In hybrid or electric vehicles, the battery is usually connected to the vehicle drive with two main contactors, when said vehicle is to be operated.
In the vehicle, there is also a so-called intermediate-circuit capacitor for cushioning voltage and current spikes.
However, said intermediate-circuit capacitor prohibits the two main contactors from being directly switched on, since in this case an extremely high current would flow through the contactors into the intermediate-circuit capacitor and could destroy the latter.
For this reason, according to the known prior art, a so-called precharging unit is used in the battery circuitry, which unit initially charges the intermediate-circuit capacitor with a limited current and the two main contactors are then only switched on once the intermediate-circuit capacitor has been charged.

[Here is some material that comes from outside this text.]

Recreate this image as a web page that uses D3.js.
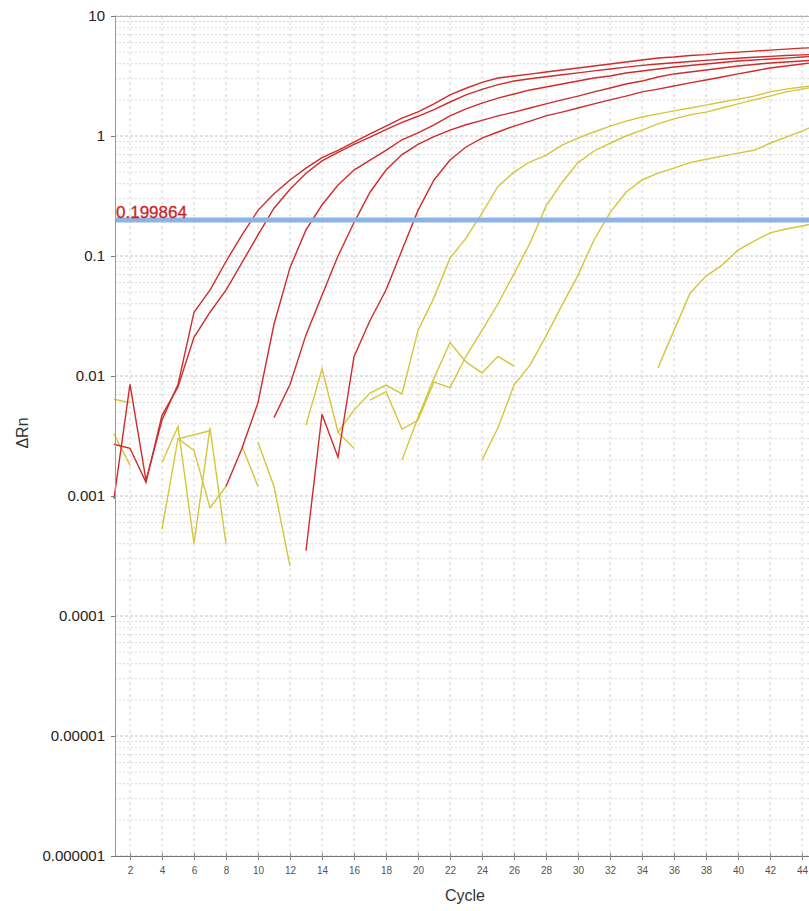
<!DOCTYPE html>
<html>
<head>
<meta charset="utf-8">
<script src="https://cdn.jsdelivr.net/npm/d3@7"></script>
<style>
body{margin:0;background:#fff}
svg{display:block;font-family:"Liberation Sans",Arial,sans-serif}
</style>
</head>
<body>
<div id="chart"></div>
<script>
const _ = null

// cycle numbers, one per column of the series arrays below
const cycles = [1,2,3,4,5,6,7,8,9,10,11,12,13,14,15,16,17,18,19,20,21,22,23,24,25,26,27,28,29,30,31,32,33,34,35,36,37,38,39,40,41,42,43,44,45]

// red wells (dRn per cycle, null = not plotted)
const redA = [0.00095,0.0085,0.00135,0.0043,0.0085,0.034,0.052,0.09,0.15,0.24,0.33,0.43,0.54,0.66,0.76,0.89,1.04,1.21,1.41,1.59,1.85,2.2,2.5,2.8,3.04,3.16,3.28,3.41,3.55,3.69,3.83,3.98,4.14,4.3,4.47,4.55,4.69,4.77,4.9,5.0,5.1,5.2,5.3,5.4,5.45]
const redB = [0.0027,0.0025,0.0013,0.0047,0.0081,0.021,0.034,0.052,0.088,0.15,0.25,0.36,0.49,0.62,0.73,0.85,0.98,1.13,1.3,1.46,1.66,1.92,2.2,2.45,2.68,2.87,3.0,3.12,3.24,3.36,3.49,3.62,3.75,3.88,3.98,4.08,4.18,4.27,4.36,4.45,4.53,4.61,4.68,4.74,4.8]
const redC = [_,_,_,_,_,_,_,0.0012,0.0025,0.006,0.027,0.08,0.165,0.266,0.39,0.52,0.63,0.76,0.93,1.06,1.24,1.47,1.68,1.88,2.07,2.24,2.42,2.56,2.71,2.87,3.04,3.16,3.35,3.48,3.62,3.76,3.87,3.98,4.1,4.22,4.3,4.38,4.46,4.55,4.64]
const redD = [_,_,_,_,_,_,_,_,_,_,0.0045,0.0085,0.022,0.047,0.1,0.19,0.34,0.52,0.7,0.85,0.99,1.12,1.24,1.35,1.47,1.58,1.71,1.85,2.0,2.15,2.33,2.51,2.71,2.87,3.1,3.29,3.41,3.55,3.69,3.83,3.94,4.06,4.14,4.22,4.3]
const redE = [_,_,_,_,_,_,_,_,_,_,_,_,0.00035,0.0048,0.0021,0.0145,0.029,0.052,0.112,0.24,0.43,0.63,0.81,0.96,1.08,1.21,1.33,1.47,1.58,1.71,1.85,2.0,2.15,2.33,2.46,2.61,2.77,2.93,3.1,3.29,3.48,3.69,3.83,3.98,4.14]

// yellow wells
const yelA = [_,_,_,_,_,_,_,_,_,_,_,_,_,_,0.0034,0.0052,0.0072,0.0084,0.0071,0.024,0.045,0.096,0.141,0.228,0.38,0.5,0.61,0.69,0.84,0.96,1.08,1.21,1.33,1.44,1.53,1.62,1.71,1.81,1.92,2.03,2.15,2.33,2.46,2.56,2.66]
const yelB = [_,_,_,_,_,_,_,_,_,_,_,_,_,_,_,_,0.0063,0.0074,0.0036,0.0043,0.0089,0.008,0.0146,0.024,0.04,0.071,0.128,0.26,0.41,0.6,0.75,0.87,1.0,1.12,1.26,1.39,1.5,1.58,1.71,1.85,2.0,2.15,2.33,2.46,2.61]
const yelC = [_,_,_,_,_,_,_,_,_,_,_,_,_,_,_,_,_,_,_,_,_,_,_,0.002,0.0037,0.0084,0.0123,0.0215,0.039,0.069,0.136,0.23,0.34,0.43,0.49,0.54,0.6,0.64,0.68,0.72,0.76,0.87,0.98,1.1,1.26]
const yelD = [_,_,_,_,_,_,_,_,_,_,_,_,_,_,_,_,_,_,_,_,_,_,_,_,_,_,_,_,_,_,_,_,_,_,0.0117,0.024,0.049,0.068,0.084,0.112,0.133,0.156,0.168,0.178,0.19]

// yellow wells that never amplified (baseline noise)
const noise1 = [0.0064,0.006]
const noise2 = [0.0033,0.0018]
const noise3 = [_,_,_,0.0019,0.0038,0.0004,0.0037,0.0004]
const noise4 = [_,_,_,0.00053,0.003,_,0.0035]
const noise5 = [_,_,_,_,0.003,0.0024,0.0008,0.0012]
const noise6 = [_,_,_,_,_,_,_,_,0.0026,0.0012]
const noise7 = [_,_,_,_,_,_,_,_,_,0.0028,0.0012,0.00026]
const noise8 = [_,_,_,_,_,_,_,_,_,_,_,_,0.0039,0.0115,0.0034,0.0025]
const noise9 = [_,_,_,_,_,_,_,_,_,_,_,_,_,_,_,_,_,_,0.002,0.0045,0.0096,0.019,0.0131,0.0106,0.0146,0.0121]

const threshold = 0.199864

const xTicks = [2,4,6,8,10,12,14,16,18,20,22,24,26,28,30,32,34,36,38,40,42,44]
const yTicks = [10,1,0.1,0.01,0.001,0.0001,0.00001,0.000001]
const yTickLabels = ['10','1','0.1','0.01','0.001','0.0001','0.00001','0.000001']

const redSeries = [redA,redB,redC,redD,redE]
const yellowSeries = [noise1,noise2,noise3,noise4,noise5,noise6,noise7,noise8,noise9,yelA,yelB,yelC,yelD]

const margin = ({top: 16, right: 0, bottom: 55, left: 115})
const width = 809-margin.left-margin.right,
  height = 911-margin.top-margin.bottom

let svg = d3.select('#chart').append('svg')
	.attr('width',width+margin.left+margin.right)
	.attr('height',height+margin.top+margin.bottom)
	.append('g')
	.attr('transform','translate('+margin.left+','+margin.top+')')

let xScale = d3.scaleLinear()
	.domain([1,45])
	.range([-1,703])

let yScale = d3.scaleLog()
	.domain([0.000001,10])
	.range([height,0])

// grid: minor log lines, decade lines, even cycle lines
let minor = []
yTicks.slice(1).forEach(d=>{
	for(let k=2;k<10;k++) minor.push(d*k)
})
svg.append('g').selectAll('line').data(minor).join('line')
	.attr('x1',0).attr('x2',width)
	.attr('y1',d=>yScale(d)).attr('y2',d=>yScale(d))
	.attr('stroke','#d8d8d8').attr('stroke-dasharray','2,2')

svg.append('g').selectAll('line').data(yTicks).join('line')
	.attr('x1',0).attr('x2',width)
	.attr('y1',d=>yScale(d)).attr('y2',d=>yScale(d))
	.attr('stroke','#c4c4c4').attr('stroke-dasharray','3,2')

svg.append('g').selectAll('line').data(xTicks).join('line')
	.attr('x1',d=>xScale(d)).attr('x2',d=>xScale(d))
	.attr('y1',0).attr('y2',height)
	.attr('stroke','#d4d4d4').attr('stroke-dasharray','3,3')

svg.append('line')
	.attr('x1',0).attr('x2',width).attr('y1',0.5).attr('y2',0.5)
	.attr('stroke','#b0b0b0')

// curves
const line = d3.line()
	.x(d=>xScale(d[0]))
	.y(d=>yScale(d[1]))

function points(values){
	return values.map((v,i)=>[cycles[i],v]).filter(d=>d[1]!=null)
}

svg.append('g').selectAll('path').data(yellowSeries).join('path')
	.attr('d',d=>line(points(d)))
	.attr('fill','none')
	.attr('stroke','#d6c53a')
	.attr('stroke-width',1.4)

svg.append('g').selectAll('path').data(redSeries).join('path')
	.attr('d',d=>line(points(d)))
	.attr('fill','none')
	.attr('stroke','#d02b2b')
	.attr('stroke-width',1.4)

// threshold
svg.append('line')
	.attr('x1',0).attr('x2',width)
	.attr('y1',yScale(threshold)).attr('y2',yScale(threshold))
	.attr('stroke','#8db3e2')
	.attr('stroke-width',5)

svg.append('text')
	.attr('x',1)
	.attr('y',yScale(threshold)-2)
	.attr('fill','#cc2424')
	.attr('stroke','#cc2424')
	.attr('stroke-width',0.3)
	.style('font-size','17px')
	.text(threshold)

// axes
let xAxis = d3.axisBottom()
	.scale(xScale)
	.tickValues(xTicks)
	.tickSize(4)
	.tickPadding(7)

let yAxis = d3.axisLeft()
	.scale(yScale)
	.tickValues(yTicks)
	.tickFormat((d,i)=>yTickLabels[i])
	.tickSize(4)
	.tickPadding(6)

svg.append('g')
	.attr('class','x-axis')
	.attr('transform',`translate(0,${height})`)
	.call(xAxis)

svg.append('g')
	.attr('class','y-axis')
	.call(yAxis)

svg.select('.x-axis .domain').attr('stroke','#777').attr('d',`M0,0.5H${width}`)
svg.selectAll('.x-axis .tick line').attr('stroke','#888').attr('y1',-3)
svg.selectAll('.x-axis text').attr('fill','#555').style('font-size','10px')
svg.select('.y-axis .domain').attr('stroke','#999').attr('d',`M0.5,0V${height}`)
svg.selectAll('.y-axis .tick line').attr('stroke','#777')
svg.selectAll('.y-axis text').attr('fill','#222').style('font-size','15px')

// axis titles
svg.append('text')
	.attr('x',465-margin.left)
	.attr('y',height+45)
	.attr('text-anchor','middle')
	.attr('fill','#333')
	.style('font-size','16px')
	.text('Cycle')

svg.append('text')
	.attr('transform',`translate(${28-margin.left},${433-margin.top}) rotate(-90)`)
	.attr('text-anchor','middle')
	.attr('fill','#333')
	.style('font-size','16px')
	.text('ΔRn')
</script>
</body>
</html>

The known prior art is illustrated in FIGS. 4 and 5.
FIG. 4 shows a typical circuit for charging the intermediate-circuit capacitor via a precharging resistor R. Here a so-called precharging relay is switched on and the intermediate-circuit capacitor is then charged via the precharging resistor R. After the desired intermediate-circuit voltage has been reached, the two main contactors are switched on.
A disadvantage of this solution is that a high current flows through the precharging unit at the start of the charging, said current decreasing exponentially over time and thus increasing the time until the main contactors are closed.
In order to reduce the switch-on time, the resistance value must be selected to be smaller, which directly results in higher power losses in the resistor and thus requires the use of a resistor which is larger in terms of volume, heavier and more expensive.
For this reason, a current source, as is shown in FIG. 5, is often used. A current source with a constant current leads to a constant gradient of the intermediate-circuit voltage during the charging operation.
However, in this connection it is disadvantageous that there is a high voltage across the current source at the start, that is to say when the intermediate-circuit capacitor is still discharged, which leads to a high power loss.
Since the charging operation usually takes a few 100 ms, the power components in the current source must be designed for said high power loss. However, use is not made of this dimensioning toward the end of the charging operation; a higher current could then flow here.
A circuit for charging batteries having a control system, through which the current is varied in order to ensure a constant power loss, is known from U.S. Pat. No. 5,576,609.
Essential elements of the control system of the charging device are current sensor, voltage sensor and an amplifier coupled to the sensors.
DE 102006050529 A1 describes a circuit arrangement for combined insulation and contactor monitoring of the current supply of an electric drive. Two voltage-measuring devices are provided to measure a voltage excursion. The power electronics system arranged there as well contains an intermediate-circuit capacitor, which is charged with limited current.